Time Travelled — almost 3 years

Peaceful right?

Scott Street - Phoebe Bridgers I'm writing to you from the past, at a time when I'm feeling anxious, conscious, and confused about everything. These past few days, i’m demotivated to come to classes, and I feel drained in everything. Even going out feels draining, when back then it used to make me happy. I shut my doors and I eventually want to come home and just be in my room. I don't know what phase I'm going through, but everything just seems too much right now. I feel insecure about my romantic life (which sounds petty), and I'm coping with studies, but it feels like I'm a robot with no feelings. I'm not sure if it's burnout or just a lack of motivation, but I feel like I'm closing the doors to everyone and deactivating my whole life, not just my socials. It's sad, exhausting, and depressing, but I know I will overcome whatever this is. I want you to know that I'm taking steps to work on myself and take care of my mental health. I always had a hard time opening up to anyone because it feels like a burden and it’s just useless. Maybe talking to my friends and family about how I feel, are somehow ways to recharge my batteries. I am in a emotional rollercoaster. I feel like the only solution might not be right and it will just cause further damage to everyone. And I don’t want to be a burden. I hope that when you read this letter, you'll be in a better place mentally and emotionally.

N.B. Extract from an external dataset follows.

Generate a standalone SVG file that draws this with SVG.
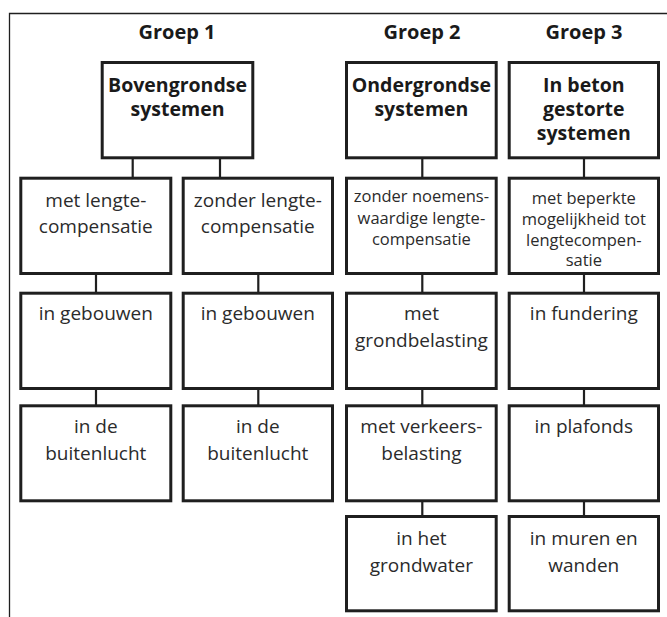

I hope you're feeling happy, confident, and fulfilled in your life. I hope that you're pursuing your passions and enjoying every moment of it. If you're still struggling with these feelings, I want you to remember that you're not alone. There are people who care about you and want to help you through this. Don't be afraid to ask for help and support when you need it. No matter what happens, I know that you will overcome these challenges and emerge stronger and more resilient. Keep pushing forward and never give up on yourself. Love, Yourself.